■ Figure scripts:
_ _ _ _
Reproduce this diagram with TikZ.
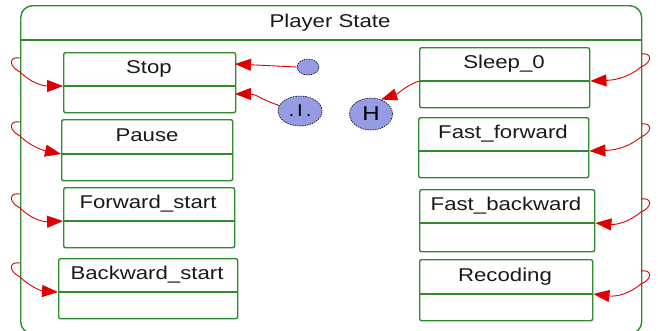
\documentclass[tikz,border=0pt]{standalone}
\usepackage{fontspec}
\setmainfont{Liberation Sans}[FakeStretch=1.2]
\usetikzlibrary{shapes.geometric,arrows.meta}
\definecolor{grn}{RGB}{46,139,46}
\definecolor{rd}{RGB}{222,0,0}
\definecolor{lav}{RGB}{150,156,228}
\tikzset{
  box/.style={draw=grn, line width=1.4pt, rounded corners=2pt, inner sep=0pt, anchor=north west},
  divl/.style={draw=grn, line width=1.4pt},
  lbl/.style={font=\fontsize{18.5}{20}\selectfont, text=black!90, inner sep=0pt, anchor=base},
  tr/.style={draw=rd, line width=0.9pt, -{Triangle[length=16pt,width=12pt]}},
  pseudo/.style={ellipse, draw=black, dash pattern=on 1.5pt off 1pt, line width=0.6pt, fill=lav, inner sep=0pt}
}
\newcommand{\stbox}[9]{% name, x1, y1, w, h, ydiv-y1, text, cx, ybase
  \node[box, minimum width=#4pt, minimum height=#5pt] (#1) at (#2,#3) {};
  \draw[divl] ([yshift=-#6pt]#1.north west) coordinate (#1-dl) -- ([yshift=-#6pt]#1.north east) coordinate (#1-dr);
  \node[lbl] (#1-t) at (#8,#9) {#7};
}
\begin{document}
\begin{tikzpicture}[x=1pt,y=-1pt]
\useasboundingbox (0,0) rectangle (658,330);
% outer composite state
\node[draw=grn, line width=1.4pt, rounded corners=12pt, minimum width=621pt, minimum height=328pt, inner sep=0pt, anchor=north west] (outer) at (20,5) {};
\draw[divl] ([yshift=-35pt]outer.north west) coordinate (hl) -- ([yshift=-35pt]outer.north east) coordinate (hr);
\node[lbl] (title) at (330,27) {Player State};
% states
\stbox{stop}{63}{52}{172}{60}{34}{Stop}{149}{73}
\stbox{pause}{61}{119}{171}{61}{35}{Pause}{147}{141}
\stbox{fwd}{63}{187}{171}{60}{34}{Forward\_start}{148}{208}
\stbox{bwd}{58}{258}{179}{60}{34}{Backward\_start}{147}{279}
\stbox{sleep}{419}{47}{170}{60}{34}{Sleep\_0}{504}{68}
\stbox{ff}{418}{117}{170}{60}{34}{Fast\_forward}{503}{138}
\stbox{fb}{419}{189}{175}{62}{34}{Fast\_backward}{506}{210}
\stbox{rec}{419}{259}{173}{61}{35}{Recoding}{505}{281}
% pseudo states
\node[pseudo, minimum width=22pt, minimum height=16pt] (init) at (308,67) {};
\node[pseudo, minimum width=44pt, minimum height=30pt, font=\fontsize{17}{17}\selectfont] (inode) at (300,111) {.\kern3pt I\kern3pt.};
\node[pseudo, minimum width=43pt, minimum height=32pt, font=\fontsize{20}{20}\selectfont] (hnode) at (371,114) {H};
% transitions
\coordinate (stopin1) at (235,64);
\coordinate (stopin2) at (235,94);
\draw[tr] (init.west) -- (stopin1);
\draw[tr] (inode.165) .. controls (262,100) and (256,94) .. (stopin2);
\draw[tr] (sleep-dl) .. controls (405,86) and (398,94) .. (hnode.55);
% left boundary loops
\foreach \b/\yl in {stop/62, pause/126, fwd/198, bwd/267}{
  \coordinate (\b-ls) at (20,\yl-4);
  \draw[tr] (\b-ls) .. controls (9,\yl-6) and (8,\yl+4) .. (20,\yl+10)
     .. controls (30,\yl+20) and (42,\yl+24) .. (\b-dl);
}
% right boundary loops
\foreach \b/\yl in {sleep/58, ff/128, fb/203, rec/275}{
  \coordinate (\b-rs) at (641,\yl-4);
  \draw[tr] (\b-rs) .. controls (652,\yl-6) and (653,\yl+4) .. (641,\yl+9)
     .. controls (630,\yl+18) and (618,\yl+22) .. (\b-dr);
}
\end{tikzpicture}
\end{document}
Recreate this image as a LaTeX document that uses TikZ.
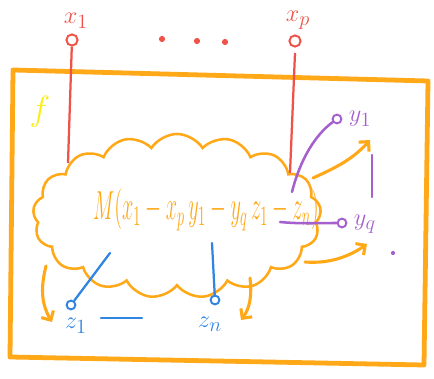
\documentclass[tikz,border=0pt]{standalone}
\usepackage{tikz}
\usetikzlibrary{arrows.meta,shapes.symbols}
\definecolor{CrayonOrange}{RGB}{255,168,24}
\definecolor{CrayonRed}{RGB}{238,82,72}
\definecolor{CrayonPurple}{RGB}{166,96,206}
\definecolor{CrayonBlue}{RGB}{48,132,226}
\definecolor{CrayonYellow}{RGB}{250,238,20}

\begin{document}
\begin{tikzpicture}[
      x=0.025cm,y=-0.025cm,
      frameLine/.style={draw=CrayonOrange,line width=3.4pt,line join=round,line cap=round},
      cloudBox/.style={cloud,draw=CrayonOrange,line width=1.8pt,cloud puffs=17,
                       cloud puff arc=115,aspect=1.8,inner sep=0pt,
                       minimum width=7.2cm,minimum height=4.1cm},
      inDot/.style={circle,draw=CrayonRed,line width=1.4pt,minimum size=0.28cm,inner sep=0pt},
      inLine/.style={draw=CrayonRed,line width=1.6pt},
      inLabel/.style={text=CrayonRed,font=\fontsize{19}{21}\selectfont},
      outDot/.style={circle,draw=CrayonPurple,line width=1.4pt,minimum size=0.22cm,inner sep=0pt},
      outLine/.style={draw=CrayonPurple,line width=1.8pt,line cap=round},
      outLabel/.style={text=CrayonPurple,font=\fontsize{19}{21}\selectfont},
      stDot/.style={circle,draw=CrayonBlue,line width=1.4pt,minimum size=0.22cm,inner sep=0pt},
      stLine/.style={draw=CrayonBlue,line width=1.6pt,line cap=round},
      stLabel/.style={text=CrayonBlue,font=\fontsize{19}{21}\selectfont},
      flowArrow/.style={-{Straight Barb[length=5pt,width=10pt]},draw=CrayonOrange,
                        line width=2.2pt,line cap=round}
    ]
    \useasboundingbox (0,0) rectangle (434,379);

    % Outer box of f
    \draw[frameLine] (13,70) -- (428,81) -- (424,365) -- (10,357) -- cycle;
    \node (fName)[text=CrayonYellow,font=\fontsize{46}{48}\selectfont] at (40,112) {$f$};

    % Cloud and its content
    \node (cloudM)[cloudBox] at (177,216) {};
    \node (mText)[text=CrayonOrange,font=\fontsize{14}{16}\selectfont] at (206,210)
      {\scalebox{1}[2]{$M(x_1 - x_p\,y_1 - y_q\,z_1 - z_n)$}};

    % Inputs
    \node (x1Lab)[inLabel] at (76,21) {$x_1$};
    \node (x1Dot)[inDot] at (72,40) {};
    \node (xpLab)[inLabel] at (298,20) {$x_p$};
    \node (xpDot)[inDot] at (295,41) {};
    \coordinate (x1End) at (68,163);
    \coordinate (xpTop) at (295,53);
    \coordinate (xpEnd) at (290,173);
    \draw[inLine] (x1Dot) -- (x1End);
    \draw[inLine] (xpTop) -- (xpEnd);
    \foreach \px/\py in {162/39,197/41,225/42}
      \fill[CrayonRed] (\px,\py) circle (2.2pt);

    % Outputs
    \node (y1Dot)[outDot] at (337,119) {};
    \node (y1Lab)[outLabel,anchor=west] at (344,119) {$y_1$};
    \node (yqDot)[outDot] at (342,223) {};
    \node (yqLab)[outLabel,anchor=west] at (349,224) {$y_q$};
    \coordinate (y1Start) at (292,192);
    \coordinate (yqStart) at (280,222);
    \draw[outLine] (y1Start) .. controls (300,160) and (315,135) .. (y1Dot);
    \draw[outLine] (yqStart) .. controls (300,224) and (320,223) .. (yqDot);
    \draw[outLine] (372,155) -- (372,197);
    \fill[CrayonPurple] (393,253) circle (1.5pt);

    % State
    \node (z1Dot)[stDot] at (71,305) {};
    \node (z1Lab)[stLabel] at (76,326) {$z_1$};
    \node (znDot)[stDot] at (215,300) {};
    \node (znLab)[stLabel] at (210,324) {$z_n$};
    \coordinate (z1Start) at (110,253);
    \coordinate (znStart) at (212,243);
    \draw[stLine] (z1Start) -- (z1Dot);
    \draw[stLine] (znStart) -- (znDot);
    \draw[stLine] (101,318) -- (142,318);

    % Flow arrows out of the cloud
    \coordinate (aY1) at (313,178);
    \coordinate (aYq) at (305,262);
    \coordinate (aZl) at (46,266);
    \coordinate (aZr) at (250,278);
    \draw[flowArrow] (aY1) .. controls (335,168) and (352,160) .. (370,140);
    \draw[flowArrow] (aYq) .. controls (330,264) and (350,256) .. (367,244);
    \draw[flowArrow] (aZl) .. controls (40,290) and (42,305) .. (52,322);
    \draw[flowArrow] (aZr) .. controls (252,295) and (250,308) .. (241,320);
  \end{tikzpicture}
\end{document}
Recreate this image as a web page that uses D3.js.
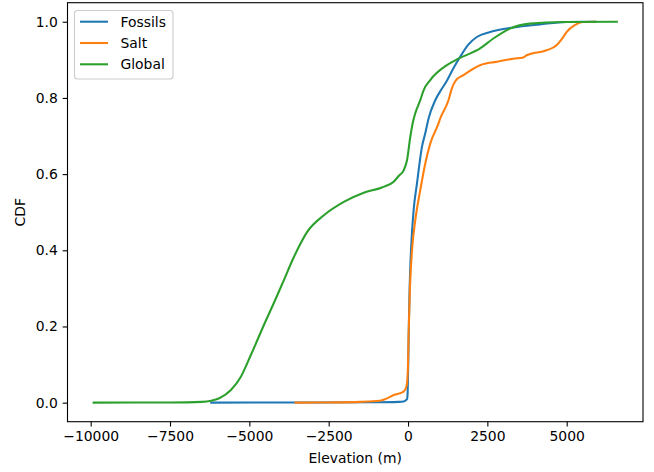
<!DOCTYPE html>
<html><head><meta charset="utf-8">
<script src="https://cdn.jsdelivr.net/npm/d3@7"></script>
<style>body{margin:0;background:#fff}svg{display:block}text{font-family:"DejaVu Sans",sans-serif;fill:#000}</style>
</head><body><svg id="c" width="654" height="472"></svg>
<script>
const seriesNames = ["Fossils", "Salt", "Global"];
const colors = ["#1f77b4", "#ff7f0e", "#2ca02c"];
const fossilsX = [-6200,-4500,-3000,-1000,-300,-138,-31,-13,10,30,50,72,120,176,283,440,543,647,857,1050,1225,1400,1643,1900,2167,2585,3317,4155,4994,5900];
const fossilsY = [0,0.0003,0.0005,0.001,0.002,0.003,0.009,0.025,0.12,0.22,0.30,0.357,0.44,0.505,0.576,0.672,0.707,0.746,0.794,0.822,0.845,0.873,0.908,0.94,0.960,0.973,0.985,0.993,0.9995,1];
const saltX = [-3543,-2500,-1500,-889,-700,-452,-138,-53,-31,0,19,60,126,229,386,543,700,961,1014,1275,1382,1500,1747,2271,2795,3317,3631,3738,4365,4680,4850,4994,5254,5515,5900];
const saltY = [0,0.0005,0.002,0.005,0.01,0.020,0.029,0.042,0.051,0.1,0.18,0.3,0.40,0.479,0.558,0.628,0.680,0.733,0.746,0.794,0.825,0.845,0.860,0.886,0.895,0.903,0.906,0.912,0.925,0.938,0.955,0.973,0.991,0.9995,1];
const globalX = [-9906,-7500,-6500,-6200,-5948,-5581,-5267,-4953,-4482,-4221,-3957,-3593,-3172,-2651,-2023,-1394,-820,-452,-295,-138,-31,72,150,229,386,490,700,1225,1589,2271,2689,3213,3841,4887,6580];
const globalY = [0,0.0005,0.002,0.005,0.0115,0.033,0.068,0.125,0.215,0.263,0.313,0.383,0.449,0.492,0.527,0.551,0.565,0.58,0.595,0.610,0.637,0.698,0.735,0.760,0.794,0.820,0.847,0.886,0.903,0.930,0.956,0.982,0.995,0.9995,1];
const xTicks = [-10000,-7500,-5000,-2500,0,2500,5000];
const yTicks = [0,0.2,0.4,0.6,0.8,1.0];
const xLabel = "Elevation (m)", yLabel = "CDF";

const svg = d3.select("#c");
const L = 67.5, R = 643, T = 2.7, B = 421.7;
const allX = fossilsX.concat(saltX, globalX);
const xmin = d3.min(allX), xmax = d3.max(allX), pad = (xmax - xmin) * 0.05;
const x = d3.scaleLinear().domain([xmin - pad, xmax + pad]).range([L, R]);
const y = d3.scaleLinear().domain([-0.05, 1.05]).range([B, T]);

const series = [[fossilsX, fossilsY], [saltX, saltY], [globalX, globalY]];
const line = d3.line().x(d => x(d[0])).y(d => y(d[1])).curve(d3.curveMonotoneX);
series.forEach((s, i) => {
  const pts = s[0].map((v, j) => [v, s[1][j]]);
  svg.append("path").attr("d", line(pts)).attr("fill", "none")
    .attr("stroke", colors[i]).attr("stroke-width", 2.08).attr("stroke-linejoin", "round").attr("stroke-linecap", "square");
});

const fmtX = d3.format("d");
const xa = svg.append("g").attr("transform", `translate(0,${B})`)
  .call(d3.axisBottom(x).tickValues(xTicks).tickFormat(d => fmtX(d)).tickSize(4.86).tickPadding(4.86));
const ya = svg.append("g").attr("transform", `translate(${L},0)`)
  .call(d3.axisLeft(y).tickValues(yTicks).tickFormat(d3.format(".1f")).tickSize(4.86).tickPadding(4.86));
[xa, ya].forEach(a => {
  a.select(".domain").remove();
  a.selectAll(".tick line").attr("stroke", "#000").attr("stroke-width", 1.1);
  a.selectAll(".tick text").attr("font-size", 13.9).attr("font-family", "DejaVu Sans").attr("fill", "#000");
});
svg.append("rect").attr("x", L).attr("y", T).attr("width", R - L).attr("height", B - T)
  .attr("fill", "none").attr("stroke", "#000").attr("stroke-width", 1.1);

svg.append("text").attr("x", (L + R) / 2).attr("y", 463).attr("text-anchor", "middle").attr("font-size", 13.9).text(xLabel);
svg.append("text").attr("transform", `translate(25,${(T + B) / 2}) rotate(-90)`).attr("text-anchor", "middle").attr("font-size", 13.9).text(yLabel);

const lg = svg.append("g");
lg.append("rect").attr("x", 74.5).attr("y", 10.5).attr("width", 98.5).attr("height", 68.5).attr("rx", 3)
  .attr("fill", "#fff").attr("fill-opacity", 0.8).attr("stroke", "#cccccc").attr("stroke-width", 1.1);
seriesNames.forEach((n, i) => {
  const yy = 21.7 + i * 21.3;
  lg.append("line").attr("x1", 80).attr("x2", 108).attr("y1", yy).attr("y2", yy).attr("stroke", colors[i]).attr("stroke-width", 2.08);
  lg.append("text").attr("x", 120.5).attr("y", yy + 5).attr("font-size", 13.9).text(n);
});
</script></body></html>
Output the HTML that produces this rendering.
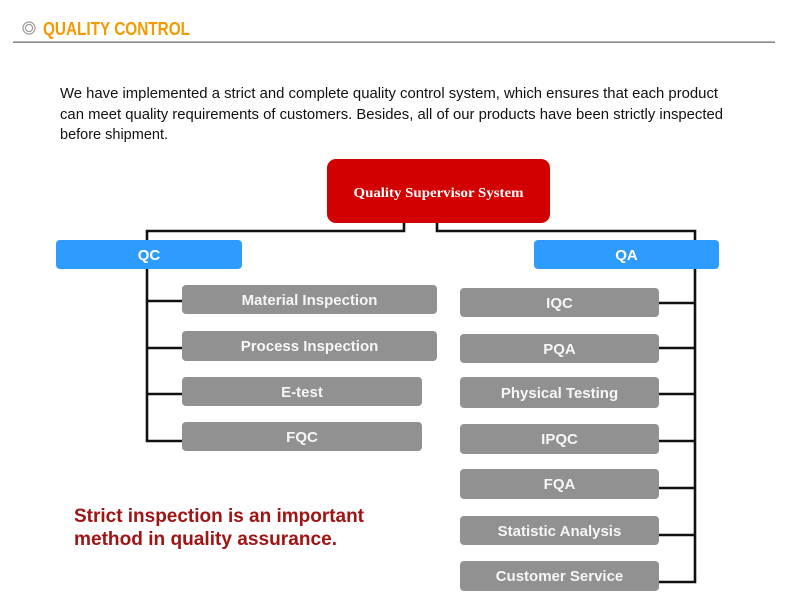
<!DOCTYPE html>
<html>
<head>
<meta charset="utf-8">
<style>
html,body{margin:0;padding:0;background:#fff;}
svg{display:block;}
</style>
</head>
<body>
<svg width="790" height="611" viewBox="0 0 790 611" xmlns="http://www.w3.org/2000/svg">
  <rect width="790" height="611" fill="#ffffff"/>
  <!-- header -->
  <circle cx="29" cy="28" r="6" fill="none" stroke="#9a9a9a" stroke-width="1.2"/>
  <circle cx="29" cy="28" r="3.6" fill="none" stroke="#9a9a9a" stroke-width="1.2"/>
  <text x="43" y="35" font-family="Liberation Sans, sans-serif" font-weight="bold" font-size="18" fill="#f29a00" textLength="147" lengthAdjust="spacingAndGlyphs">QUALITY CONTROL</text>
  <rect x="13" y="41.5" width="762" height="1.3" fill="#6e6e6e"/>

  <!-- paragraph -->
  <g font-family="Liberation Sans, sans-serif" font-size="14.5" fill="#111">
    <text x="60" y="98" textLength="658" lengthAdjust="spacingAndGlyphs">We have implemented a strict and complete quality control system, which ensures that each product</text>
    <text x="60" y="119" textLength="663" lengthAdjust="spacingAndGlyphs">can meet quality requirements of customers. Besides, all of our products have been strictly inspected</text>
    <text x="60" y="139">before shipment.</text>
  </g>

  <!-- connectors -->
  <g fill="none" stroke="#111" stroke-width="2.6">
    <path d="M404 222 V231 H147 V240"/>
    <path d="M437 222 V231 H695 V240"/>
    <path d="M147 269 V441 H182"/>
    <path d="M147 301 H182 M147 348 H182 M147 394 H182"/>
    <path d="M695 269 V582 H659"/>
    <path d="M659 303 H695 M659 348 H695 M659 394 H695 M659 441 H695 M659 488 H695 M659 535 H695"/>
  </g>

  <!-- red root -->
  <rect x="327" y="159" width="223" height="64" rx="9" fill="#d20000"/>
  <text x="438.5" y="197" text-anchor="middle" font-family="Liberation Serif, serif" font-weight="bold" font-size="14" fill="#fff" textLength="170" lengthAdjust="spacingAndGlyphs">Quality Supervisor System</text>

  <!-- blue -->
  <rect x="56" y="240" width="186" height="29" rx="4" fill="#2e9bff"/>
  <text x="149" y="260" text-anchor="middle" font-family="Liberation Sans, sans-serif" font-weight="bold" font-size="15" fill="#fff">QC</text>
  <rect x="534" y="240" width="185" height="29" rx="4" fill="#2e9bff"/>
  <text x="626.5" y="260" text-anchor="middle" font-family="Liberation Sans, sans-serif" font-weight="bold" font-size="15" fill="#fff">QA</text>

  <!-- gray boxes -->
  <g fill="#919191">
    <rect x="182" y="285" width="255" height="29" rx="4"/>
    <rect x="182" y="331" width="255" height="30" rx="4"/>
    <rect x="182" y="377" width="240" height="29" rx="4"/>
    <rect x="182" y="422" width="240" height="29" rx="4"/>
    <rect x="460" y="288" width="199" height="29" rx="4"/>
    <rect x="460" y="334" width="199" height="29" rx="4"/>
    <rect x="460" y="377" width="199" height="31" rx="4"/>
    <rect x="460" y="424" width="199" height="30" rx="4"/>
    <rect x="460" y="469" width="199" height="30" rx="4"/>
    <rect x="460" y="516" width="199" height="29" rx="4"/>
    <rect x="460" y="561" width="199" height="30" rx="4"/>
  </g>
  <g font-family="Liberation Sans, sans-serif" font-weight="bold" font-size="15" fill="#f6f6f6" text-anchor="middle">
    <text x="309.5" y="305">Material Inspection</text>
    <text x="309.5" y="351">Process Inspection</text>
    <text x="302" y="397">E-test</text>
    <text x="302" y="442">FQC</text>
    <text x="559.5" y="308">IQC</text>
    <text x="559.5" y="354">PQA</text>
    <text x="559.5" y="398">Physical Testing</text>
    <text x="559.5" y="444">IPQC</text>
    <text x="559.5" y="489">FQA</text>
    <text x="559.5" y="536">Statistic Analysis</text>
    <text x="559.5" y="581">Customer Service</text>
  </g>

  <!-- red note -->
  <g font-family="Liberation Sans, sans-serif" font-weight="bold" font-size="19" fill="#a01414">
    <text x="74" y="522" textLength="290" lengthAdjust="spacingAndGlyphs">Strict inspection is an important</text>
    <text x="74" y="545" textLength="263" lengthAdjust="spacingAndGlyphs">method in quality assurance.</text>
  </g>
</svg>
</body>
</html>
_ _ _ _
■ TASK TO CARRY OUT:
Tell how many lines in the records above contain "uses", giving the number and no other words.

■ FINISHED EXERCISE:
2